# Pictus Catfish and Light?



## bullseyejoey (Aug 30, 2012)

I recently got a Pictus Catfish for my 46 gallon tank. When I keep the light on, he stays in the little cave at the corner of the tank. I'm not usually around with the lights off so I don't see his activeness too much. Does anyone know if they are sensitive to light? 

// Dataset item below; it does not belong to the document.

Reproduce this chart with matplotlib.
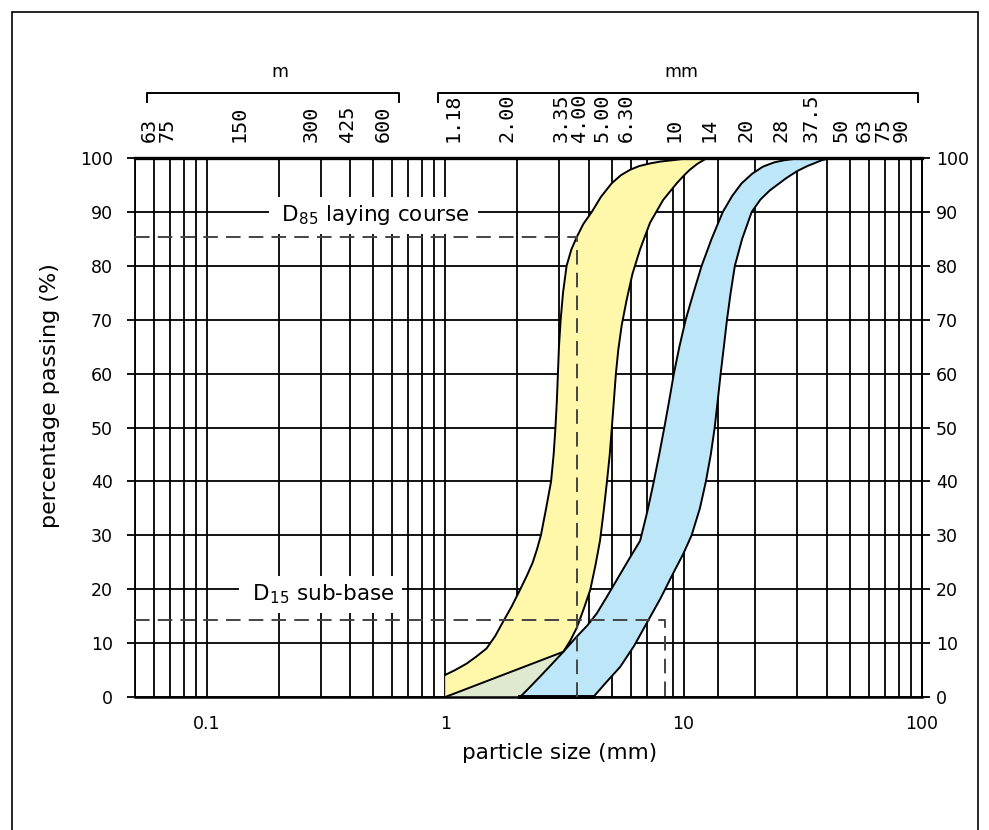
import matplotlib.pyplot as plt
from matplotlib.patches import Rectangle
from matplotlib.ticker import NullLocator

# sieve sizes printed along the top (mm) with their labels
sieve_um = [0.063, 0.075, 0.150, 0.300, 0.425, 0.600]
sieve_um_labels = ['63', '75', '150', '300', '425', '600']
sieve_mm = [1.18, 2.00, 3.35, 4.00, 5.00, 6.30, 10, 14, 20, 28, 37.5, 50, 63, 75, 90]
sieve_mm_labels = ['1.18', '2.00', '3.35', '4.00', '5.00', '6.30', '10', '14',
                   '20', '28', '37.5', '50', '63', '75', '90']

# vertical lines of the chart paper (mm)
grid_x = [0.05, 0.06, 0.07, 0.08, 0.09,
          0.1, 0.2, 0.3, 0.4, 0.5, 0.6, 0.7, 0.8, 0.9,
          1, 2, 3, 4, 5, 6, 7, 9,
          10, 14, 20, 30, 40, 50, 60, 70, 80, 90, 100]
x_ticks = [0.1, 1, 10, 100]
x_tick_labels = ['0.1', '1', '10', '100']
percent_ticks = [0, 10, 20, 30, 40, 50, 60, 70, 80, 90, 100]

# laying course envelope (yellow)
yellow_fine_size = [1.0, 1.1, 1.23, 1.35, 1.49, 1.62, 1.75, 1.9, 2.06, 2.2, 2.33, 2.43,
                    2.52, 2.65, 2.78, 2.85, 2.9, 2.94, 2.97, 3.0, 3.05, 3.12, 3.23,
                    3.38, 3.56, 3.8, 4.12, 4.5, 4.99, 5.45, 5.95, 6.5, 7.23, 8.0, 9.0,
                    10.0, 11.0]
yellow_fine_pass = [4.1, 5.0, 6.2, 7.5, 9.0, 11.3, 14.0, 16.8, 19.9, 22.5, 25.0, 27.5,
                    30, 35, 40, 45, 50, 55, 60, 65, 70, 75, 80,
                    83, 85.3, 87.8, 90.0, 92.8, 95.3, 96.8, 97.8, 98.5, 99.0, 99.35, 99.6,
                    99.85, 100]
yellow_coarse_size = [1.0, 3.13, 3.35, 3.56, 3.8, 4.06, 4.27, 4.46, 4.62, 4.77, 4.9, 5.0,
                      5.1, 5.2, 5.32, 5.5, 5.77, 6.1, 6.56, 7.23, 8.2, 9.35, 10.0, 10.6,
                      11.4, 12.1, 12.6]
yellow_coarse_pass = [0, 8.4, 10.5, 12.8, 16.2, 19.9, 24.5, 29, 34.5, 40, 45, 50,
                      55, 60, 64.4, 69, 73.7, 78.5, 83, 88, 92.2, 95.3, 96.7, 97.8,
                      98.9, 99.6, 100]

# sub-base envelope (blue)
blue_fine_size = [2.06, 2.25, 2.5, 2.8, 3.13, 3.56, 3.95, 4.32, 4.75, 5.24, 5.85, 6.57,
                  7.05, 7.5, 7.9, 8.3, 8.7, 9.1, 9.6, 10.2, 11.0, 11.9, 13.1, 14.6,
                  16.0, 17.5, 19.4, 21.5, 24, 26.5, 31]
blue_fine_pass = [0, 1.7, 3.8, 6.1, 8.4, 11.2, 13.3, 15.5, 18.5, 21.7, 25.3, 29,
                  34.5, 40, 45, 50, 55, 60, 65, 70, 75, 80, 85, 90,
                  93, 95.3, 97.1, 98.4, 99.2, 99.6, 100]
blue_coarse_size = [4.18, 4.75, 5.42, 6.2, 7.0, 8.0, 9.05, 9.95, 10.8, 11.7, 12.4, 13.0,
                    13.5, 13.9, 14.3, 14.75, 15.2, 15.75, 16.4, 17.6, 19.3, 21, 23, 27,
                    30, 33, 38, 41.5]
blue_coarse_pass = [0, 2.8, 5.6, 9.5, 13.7, 18.3, 23, 26.5, 30, 35, 40, 45,
                    50, 55, 60, 65, 70, 75, 80, 85, 90, 92.3, 94, 96.3,
                    97.6, 98.5, 99.6, 100]

# design points
d85_size, d85_pass = 3.56, 85.3
d15_size, d15_pass = 8.35, 14.3

YELLOW = '#fff7aa'
BLUE = '#bde6f8'
GREEN = '#dee9d0'

fig = plt.figure(figsize=(9.89, 8.30), dpi=100)
ax = fig.add_axes([0.1365, 0.1602, 0.7958, 0.6494])
ax.set_xscale('log')
ax.set_xlim(0.05, 100)
ax.set_ylim(0, 100)

for gx in grid_x:
    ax.axvline(gx, color='black', lw=1.3, zorder=1)
for gy in percent_ticks:
    ax.axhline(gy, color='black', lw=1.3, zorder=1)

# envelopes
ax.fill([1.0] + yellow_fine_size + yellow_coarse_size[::-1],
        [0] + yellow_fine_pass + yellow_coarse_pass[::-1],
        color=YELLOW, lw=0, zorder=2)
ax.fill(blue_fine_size + blue_coarse_size[::-1],
        blue_fine_pass + blue_coarse_pass[::-1],
        color=BLUE, lw=0, zorder=2)
# overlap triangle at the foot of both bands
n_foot = blue_fine_pass.index(yellow_coarse_pass[1]) + 1
ax.fill(yellow_coarse_size[:2] + blue_fine_size[:n_foot][::-1],
        yellow_coarse_pass[:2] + blue_fine_pass[:n_foot][::-1],
        color=GREEN, lw=0, zorder=2)

for xs, ys in [(yellow_fine_size, yellow_fine_pass), (yellow_coarse_size, yellow_coarse_pass),
               (blue_fine_size, blue_fine_pass), (blue_coarse_size, blue_coarse_pass)]:
    ax.plot(xs, ys, color='black', lw=1.4, zorder=3, solid_joinstyle='round')
ax.plot([blue_fine_size[0], blue_coarse_size[0]], [0, 0], color='black', lw=2.8, zorder=3,
        clip_on=False)

# D85 / D15 construction lines
dash = (0, (7.5, 4.2))
ax.plot([0.05, d85_size, d85_size], [d85_pass, d85_pass, 0], ls=dash, color='#444444',
        lw=1.4, zorder=4)
ax.plot([0.05, d15_size, d15_size], [d15_pass, d15_pass, 0], ls=dash, color='#444444',
        lw=1.4, zorder=4)

box = dict(boxstyle='square,pad=0.3', fc='white', ec='none')
ax.text(0.50, 89.4, ' D$_{85}$ laying course ', ha='center', va='center', fontsize=15.5,
        bbox=box, zorder=6)
ax.text(0.30, 19.0, ' D$_{15}$ sub-base ', ha='center', va='center', fontsize=15.5,
        bbox=box, zorder=6)

# axes styling
ax.spines['top'].set_linewidth(2.4)
ax.spines['bottom'].set_linewidth(1.8)
ax.spines['left'].set_linewidth(1.3)
ax.spines['right'].set_linewidth(1.3)

ax.set_xticks(x_ticks)
ax.set_xticklabels(x_tick_labels)
ax.xaxis.set_minor_locator(NullLocator())
ax.tick_params(axis='x', length=0, pad=13, labelsize=12.5, colors='black')
ax.set_yticks(percent_ticks)
ax.yaxis.set_minor_locator(NullLocator())
ax.tick_params(axis='y', direction='out', length=6, width=1.3, left=True, right=False,
               labelleft=True, labelright=False, labelsize=12.5, pad=10)

right_ax = ax.secondary_yaxis('right')
right_ax.set_yticks(percent_ticks)
right_ax.tick_params(direction='out', length=6, width=1.3, labelsize=12.5, pad=4)
right_ax.spines['right'].set_linewidth(1.3)

ax.set_xlabel('particle size (mm)', fontsize=15.5)
ax.xaxis.set_label_coords(0.54, -0.085)
ax.set_ylabel('percentage passing (%)', fontsize=16)
ax.yaxis.set_label_coords(-0.095, 0.56)

# sieve labels along the top
for s, lab in zip(sieve_um + sieve_mm, sieve_um_labels + sieve_mm_labels):
    ax.annotate(lab, xy=(s, 1), xycoords=('data', 'axes fraction'), xytext=(0, 11.5),
                textcoords='offset points', rotation=90, ha='right', va='bottom',
                fontsize=14.5, family='DejaVu Sans Mono')

# brackets grouping the top labels
trans = ax.get_xaxis_transform()
ax.plot([0.056, 0.056, 0.64, 0.64], [1.104, 1.121, 1.121, 1.104], transform=trans,
        color='black', lw=1.4, clip_on=False)
ax.plot([0.93, 0.93, 96, 96], [1.104, 1.121, 1.121, 1.104], transform=trans,
        color='black', lw=1.4, clip_on=False)
ax.text(0.203, 1.16, 'm', transform=trans, ha='center', va='center', fontsize=12.5)
ax.text(9.8, 1.16, 'mm', transform=trans, ha='center', va='center', fontsize=12.5)

# frame round the figure
fig.patches.append(Rectangle((12 / 989, -0.02), 966 / 989, 1 - 12 / 830 + 0.02,
                             transform=fig.transFigure, fill=False, ec='black', lw=1.2))

fig.savefig('out.png', dpi=100)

And by the way I have to update my signature so don't pay attention to that.


----------



## BV77 (Jan 22, 2005)

They are nocturnal (sp) they hunt for food at night. As they become more familiar with their surrpundings, they will come out in the day light more. I have some synodontis catfish, and I only feed them when the lights are on...That's the only way I get to see them.


----------



## bullseyejoey (Aug 30, 2012)

Ok, thank you, and to add to that, what do you feed your catfish? My top swimming fish take most of the flakes, and my pleco usually hogs the algae wafer. Will bloodworms work? That is, if the filter doesn't suck them up before it reaches the bottom of the tank.


----------



## emc7 (Jul 23, 2005)

Try plecocaine or xtreme catfish scrapers. A sinking pellet should do.


----------



## bullseyejoey (Aug 30, 2012)

I've seen the Hikari bottom dweller sinking pellets in my LFS. They'll also be good for my Corydoras too. Thanks.


----------